The facilitator, a woman with unnervingly bright eyes, clapped once. “There are no bad ideas!” she chirped, the enthusiasm bouncing off the sterile whiteboard. A low hum of polite agreement. Then Mark, bless his earnest heart, suggested something about “synergizing cloud-based snack distribution.” The most senior person in the room, Mr. Harrison, a man whose patience was clearly wearing thin around the 49-minute mark of this charade, cleared his throat. “Let’s not get too crazy, Mark,” he drawled, his gaze fixed on the ceiling tiles. And just like that, the session was over, leaving behind a faint scent of recycled air and unspoken despair. Another hour, another whiteboard filled with mediocrity. Another ninety-nine minutes of performative thinking.
We lie to ourselves, don’t we? About brainstorming.

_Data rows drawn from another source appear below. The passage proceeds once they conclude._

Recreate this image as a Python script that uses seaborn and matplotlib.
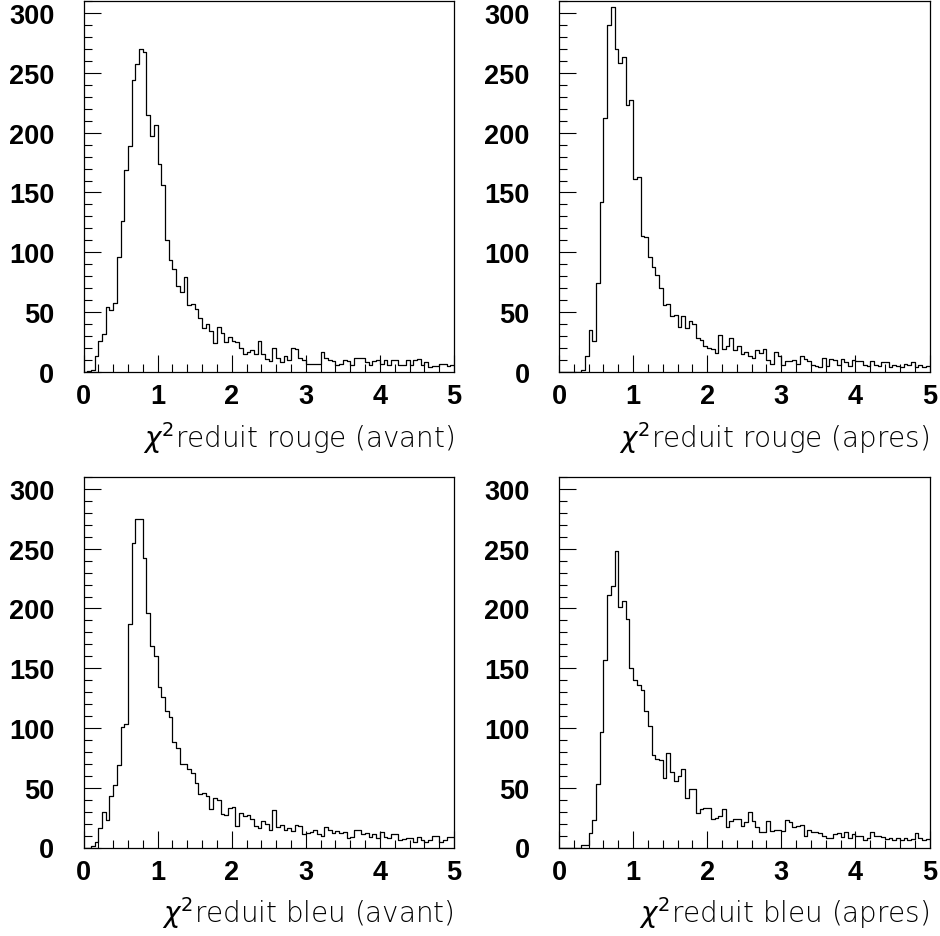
import numpy as np
import pandas as pd
import matplotlib
matplotlib.use("Agg")
import matplotlib.pyplot as plt
import seaborn as sns
from matplotlib.ticker import MultipleLocator

# ---------------- data (counts per bin, 100 bins on [0, 5]) ----------------
x_min, x_max, n_bins = 0.0, 5.0, 100

rouge_avant = [0, 1, 2, 13, 26, 32, 54, 52, 58, 96,
               126, 169, 189, 244, 257, 270, 267, 215, 197, 206,
               174, 156, 110, 94, 86, 72, 67, 79, 56, 57,
               53, 45, 37, 40, 34, 24, 38, 33, 25, 29,
               26, 25, 20, 15, 17, 18, 15, 26, 15, 11,
               9, 20, 12, 8, 13, 10, 20, 19, 12, 10,
               7, 7, 7, 7, 17, 12, 10, 9, 6, 7,
               10, 9, 6, 12, 12, 12, 8, 6, 9, 10,
               7, 10, 6, 10, 10, 6, 6, 10, 6, 10,
               11, 6, 8, 4, 5, 5, 7, 7, 5, 6]

rouge_apres = [0, 0, 0, 0, 0, 0, 2, 13, 35, 26,
               74, 142, 212, 290, 305, 270, 258, 263, 223, 227,
               161, 163, 114, 113, 96, 88, 81, 70, 56, 57,
               47, 48, 38, 47, 37, 43, 40, 28, 27, 22,
               20, 19, 16, 31, 19, 22, 28, 18, 22, 15,
               17, 13, 12, 18, 16, 19, 10, 7, 17, 13,
               6, 9, 9, 10, 7, 13, 11, 9, 6, 5,
               4, 12, 5, 11, 10, 6, 11, 8, 5, 10,
               9, 9, 6, 5, 9, 6, 5, 8, 8, 4,
               6, 5, 4, 7, 6, 8, 4, 6, 4, 5]

bleu_avant = [0, 0, 1, 5, 16, 30, 23, 43, 52, 69,
              101, 103, 187, 255, 275, 275, 242, 196, 169, 160,
              134, 126, 114, 109, 88, 83, 70, 70, 66, 62,
              54, 45, 46, 43, 32, 41, 40, 28, 27, 33,
              34, 18, 29, 26, 27, 24, 18, 16, 22, 20,
              15, 31, 17, 19, 15, 16, 14, 19, 18, 11,
              12, 13, 15, 11, 10, 17, 15, 12, 14, 12,
              13, 8, 9, 15, 15, 11, 12, 9, 11, 8,
              13, 9, 8, 11, 11, 6, 7, 8, 8, 5,
              9, 6, 5, 6, 10, 10, 5, 6, 9, 9]

bleu_apres = [0, 0, 0, 0, 0, 0, 2, 2, 12, 23,
              53, 97, 157, 211, 219, 248, 201, 206, 191, 150,
              140, 136, 132, 114, 102, 77, 74, 73, 58, 79,
              63, 56, 60, 66, 41, 49, 49, 29, 32, 33,
              33, 24, 25, 26, 32, 17, 22, 24, 24, 18,
              21, 30, 22, 17, 13, 13, 22, 14, 15, 15,
              14, 23, 21, 17, 18, 19, 10, 15, 13, 13,
              12, 10, 8, 8, 11, 12, 9, 13, 8, 11,
              10, 10, 6, 8, 13, 10, 10, 9, 7, 8,
              6, 8, 6, 8, 6, 7, 12, 8, 6, 7]

labels = [r"$\chi^{2}$reduit rouge (avant)",
          r"$\chi^{2}$reduit rouge (apres)",
          r"$\chi^{2}$reduit bleu (avant)",
          r"$\chi^{2}$reduit bleu (apres)"]
series = [rouge_avant, rouge_apres, bleu_avant, bleu_apres]

x_ticks = [0, 1, 2, 3, 4, 5]
y_ticks = [0, 50, 100, 150, 200, 250, 300]
y_max = 310

# ---------------- figure ----------------
W, H = 940, 937
fig = plt.figure(figsize=(W / 100, H / 100), dpi=100)

# axes rectangles in pixel coords (left, top, right, bottom)
rects = [(83.5, 2, 454, 373),
         (559, 2, 929.5, 373),
         (83.5, 478, 454, 848.5),
         (559, 478, 929.5, 848.5)]

edges = np.linspace(x_min, x_max, n_bins + 1)
centers = (edges[:-1] + edges[1:]) / 2

for (l, t, r, b), vals, lab in zip(rects, series, labels):
    ax = fig.add_axes([l / W, 1 - b / H, (r - l) / W, (b - t) / H])
    df = pd.DataFrame({"x": centers, "w": np.asarray(vals, dtype=float)})
    sns.histplot(data=df, x="x", weights="w", bins=n_bins,
                 binrange=(x_min, x_max), element="step",
                 fill=False, color="black", linewidth=0.9, ax=ax)
    ax.set_xlim(x_min, x_max)
    ax.set_ylim(0, y_max)
    ax.set_ylabel("")
    ax.set_xticks(x_ticks)
    ax.set_yticks(y_ticks)
    ax.xaxis.set_minor_locator(MultipleLocator(0.2))
    ax.yaxis.set_minor_locator(MultipleLocator(10))
    ax.tick_params(which="both", direction="in", width=0.8, color="black",
                   top=False, right=False)
    ax.tick_params(which="major", length=12)
    ax.tick_params(which="minor", length=6)
    ax.tick_params(axis="y", which="major", pad=21)
    ax.tick_params(axis="x", which="major", pad=8)
    for lbl in ax.get_xticklabels() + ax.get_yticklabels():
        lbl.set_fontfamily(["Liberation Sans", "DejaVu Sans"])
        lbl.set_fontweight("bold")
        lbl.set_fontsize(19.5)
    for sp in ax.spines.values():
        sp.set_linewidth(0.9)
        sp.set_color("black")
    ax.set_xlabel(lab, loc="right", fontsize=20, fontweight="light",
                  fontfamily=["DejaVu Sans"], labelpad=7)

fig.savefig("out.png", dpi=100)
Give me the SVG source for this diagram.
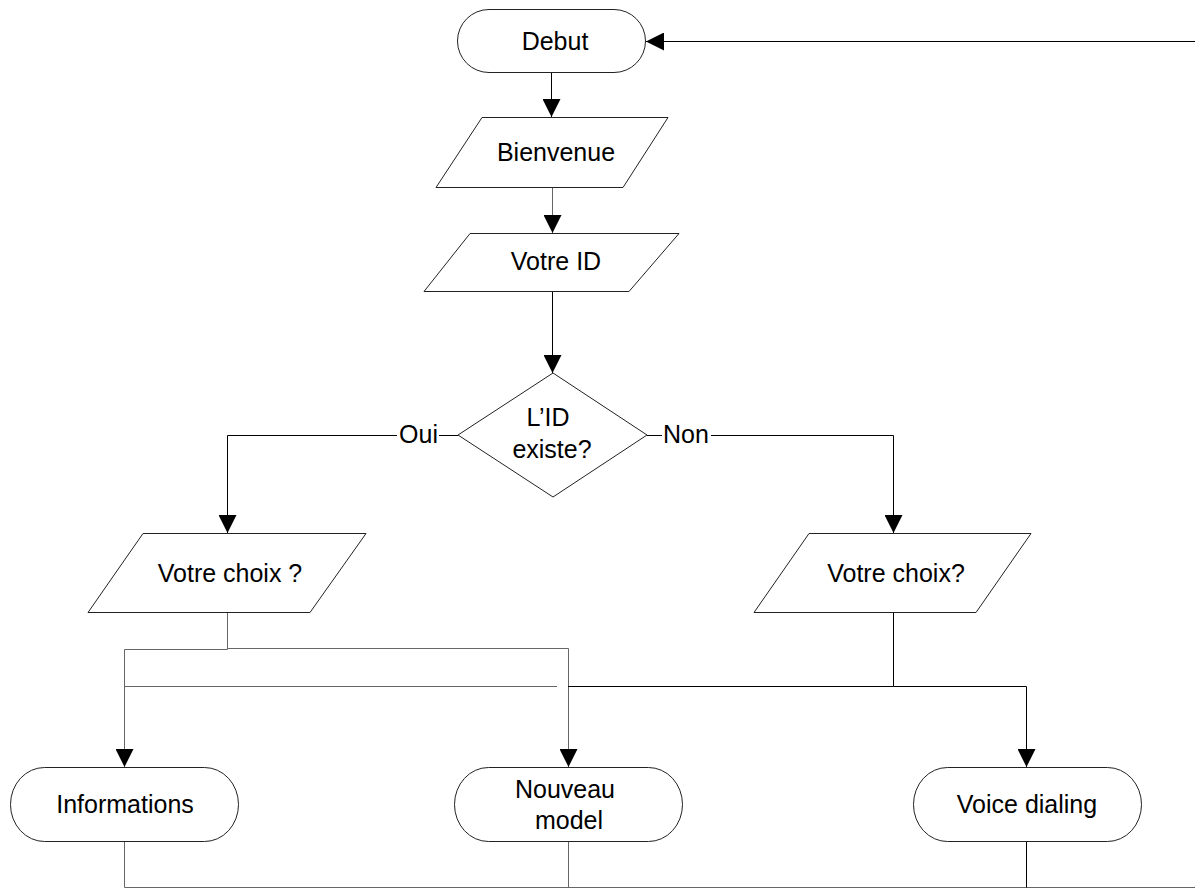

We trot out the well-worn clichés: “think outside the box,” “quantity over quality,” “defer judgment.” We imagine a vibrant explosion of disruptive concepts, a rapid-fire exchange where every voice contributes equally. What we often get instead is a carefully choreographed performance, a dance around the HiPPO-the Highest Paid Person’s Opinion-where genuinely wild ideas are silently culled before they even fully form, replaced by the safest, most socially acceptable alternatives. It’s not about innovation; it’s about consensus, and consensus rarely breeds genius.
The Illusion of Shared Creativity
I’ve been there, leading sessions, convinced that if I just applied the right technique, the dam of brilliance would burst. I’ve structured, prompted, encouraged, even tried the “no talking” silent ideation.